In the centre of Tavistock is the iconic Abbey Bridge and fish wear and so great was the volume of water charging under the bridge that the huge granite blocks forming the weir were carried away as if they were small pebbles. Having utterly demolished the weir all that remained was a perfectly level and raging river Tavy. Not far from the bridge is the Guildhall Square in which is unsurprisingly the Guildhall this was where the local lock-up was situated. Inside the lock-up sat a villain who had been arrested the previous night for housebreaking and much to his alarm was soon knee-deep in water. He may well of thought that this was the divine wrath of God seeking vengeance for his transgression? However, it was thought best to relieve him of his anguish and he was eventually removed to dryer ground upstairs, the level of the water having reached around six feet. Many of the nearby shops had the majority of their stocks ruined. Mr. Doble, the chemist, lost vast quantities of paint, vinegar, linseed oil, turpentine and other preparations to the value of £50. Mr. W. Carter the grocer had his sugar, lard, cheese and other provisions decimated beyond redemption. The wool stapler, Mr. T. A. Hill, suffered losses of some £50 due to his wool being saturated. Mr. W. Hill, the china dealer, had vast stocks of china plates, cups etc. either shattered to bits or floated away. The Great Western train that was sitting at the station became inundated, so much so the water extinguished the boiler which had to be re-ignited before it could even consider departing.
In such dire situations there are always people willing to risk life and limb in order to give assistance to those in peril. One such example was the following – “During the morning a young woman heard about the flood and made her way into Brook Street. The water in the thoroughfare was then several feet high, and it came to her knowledge that a couple of young children were in a nearby house. She at once plunged into the water and made her way into the house.

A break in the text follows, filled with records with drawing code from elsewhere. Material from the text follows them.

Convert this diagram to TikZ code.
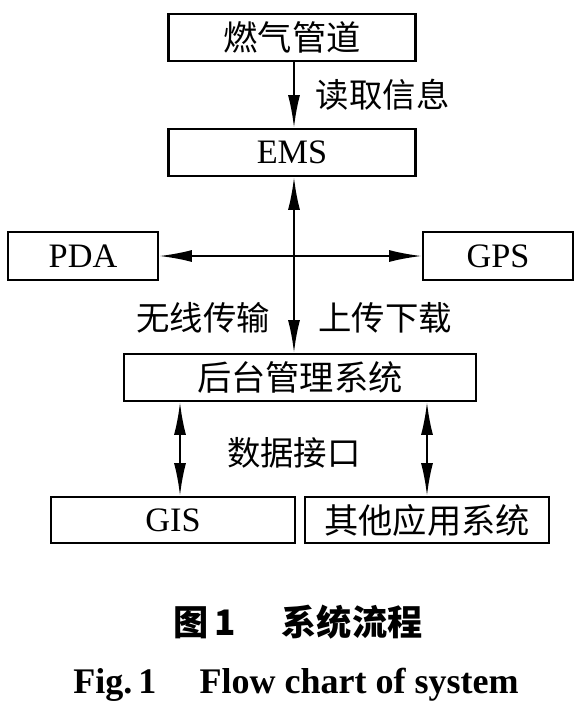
\documentclass[tikz,border=0pt]{standalone}
\usepackage{fontspec}
\setmainfont{Liberation Serif}
\newfontfamily\cjk{Noto Sans CJK SC}
\usetikzlibrary{arrows.meta}
\tikzset{
  >={Latex[length=6.5mm,width=2.4mm]},
  font=\fontsize{19.5}{22}\selectfont,
  blk/.style ={draw, line width=1.6pt, minimum height=9.4mm, inner sep=0pt, align=center},
  arr/.style ={->, line width=1.1pt},
  darr/.style={<->, line width=1.1pt},
  lbl/.style ={inner sep=0pt, font=\fontsize{19}{22}\selectfont\cjk},
}

\begin{document}
\begin{tikzpicture}[x=0.2mm,y=-0.2mm]
  \useasboundingbox (0,0) rectangle (583,709);
  \coordinate (trunk) at (294,0);
  \coordinate (gisx) at (180,0);

  \node[blk, minimum width=49.4mm] (gas) at (292,37.5) {\cjk 燃气管道};
  \node[blk, minimum width=49.4mm] (ems) at (292,152.5) {EMS};
  \node[blk, minimum width=30mm, minimum height=9.6mm] (pda) at (83,256) {PDA};
  \node[blk, minimum width=30mm, minimum height=9.6mm] (gps) at (498,256) {GPS};
  \node[blk, minimum width=70.4mm] (bms) at (300,377.5) {\cjk 后台管理系统};
  \node[blk, minimum width=48.8mm, minimum height=9.2mm] (gis) at (173,520) {GIS};
  \node[blk, minimum width=48.8mm, minimum height=9.2mm] (app) at (427,520) {\cjk 其他应用系统};

  \draw[arr] (gas.south -| trunk) -- node[lbl, anchor=west, xshift=4.2mm]{读取信息} (ems.north -| trunk);
  \draw[darr] (ems.south -| trunk) -- (bms.north -| trunk);
  \draw[darr] (pda.east) -- (gps.west);
  \node[lbl] (wireless) at (203,318) {无线传输};
  \node[lbl] (updown) at (385,318) {上传下载};

  \draw[darr] (bms.south -| gisx) -- (gis.north -| gisx);
  \draw[darr] (bms.south -| app.north) -- (app.north);
  \node[lbl] (iface) at (294,453) {数据接口};

  \node[font=\fontsize{20}{24}\selectfont\cjk\bfseries] (capcn) at (298,622) {图\,1\hspace{1.3em}系统流程};
  \node[font=\fontsize{20.5}{24}\selectfont\bfseries] (capen) at (296,685) {Fig.\,1\hspace{1.2em}Flow chart of system};
\end{tikzpicture}
\end{document}
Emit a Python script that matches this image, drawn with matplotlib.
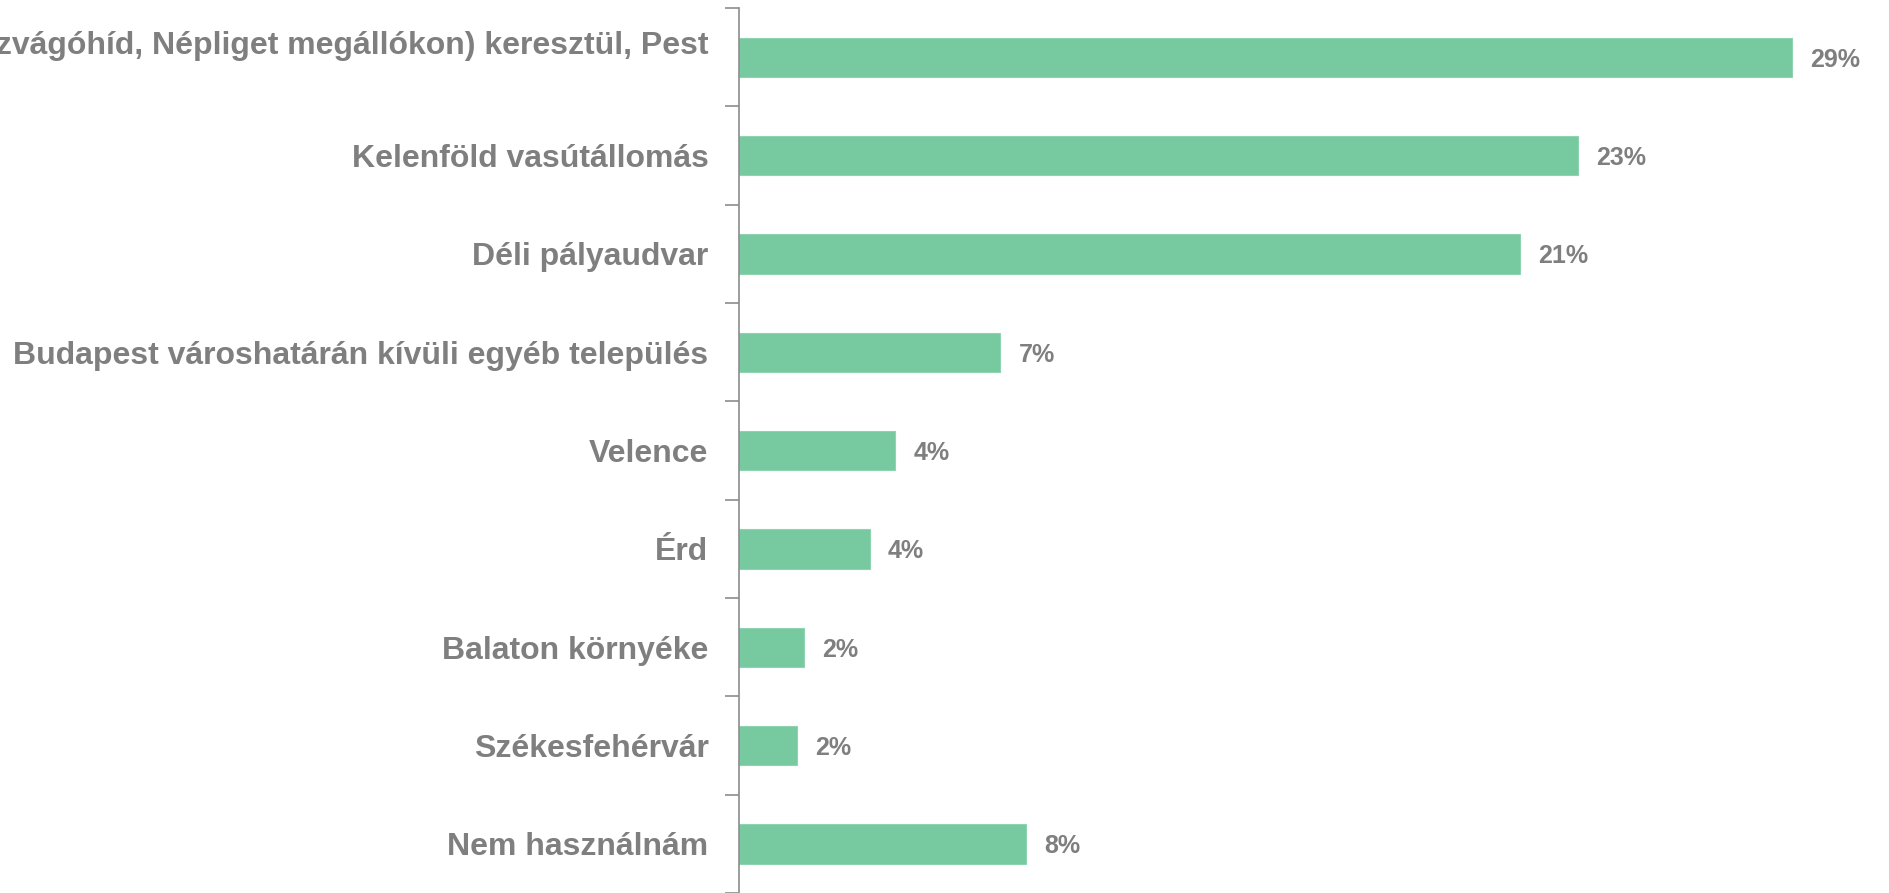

Not finding the children in the kitchen, which was half full of water, she wended her way upstairs into the bedrooms, where the two little dots were lying in bed slumbering. Fearing the water would rise still higher and reach the bedrooms she brought them down into the kitchen and thence into the street. With her heavy burden the rushing water was too much for the courageous girl, and she was completely off her legs and carried along with the flood, losing hold of one of the children. A large number of men and women were watching the operations of the girl from various places of security, and a couple of men plunged into the water and rescued her and the children, who were in an exhausted condition. The infant that fell from the girl’s shoulders into the water immediately sank, and in doing so received a nasty cut across the forehead, which fortunately the only real injury caused.” – The Exeter Flying Post, July 19th, 1890.
The only fortunate thing to arise from this disaster was that the flash flood never occurred during the night. Should this have been so then in addition to all the damage there was a real possibility that some people would have lost their lives due to them being asleep when the flood came. All around Dartmoor many other rivers poured forth their torrents, it was this storm that the Cowsic river washed away the huge, heavy clapper bridge at Beardown. As noted above, the waters from Cox Tor combined with the river Walkham took out Merrivale bridge. An unlucky mare and foal belonging to the owner of the Merrivale Inn were taken by the strong current, they managed to extricate themselves further down from the inn. The South Teign river damaged two bridges in the Chagford area. At Rushford Mill the hay crop plus several sheep along with some poultry were lost to the floods which was a scene repeated on many moorland farms. The infamous river Dart managed to completely wash away a half ton buttress from the old bridge at Two Bridges.
As St. Swithin’s Day occurred two days previous to ‘The Tavistock Deluge’ in this instance the prophesised 40 days of rain seems to have occurred in 1 day. Perhaps if someone was reading this some forty years ago they may have thought these events of 132 years ago as being unimaginable. But in recent years they are becoming an all too often occurrence in some parts of the county.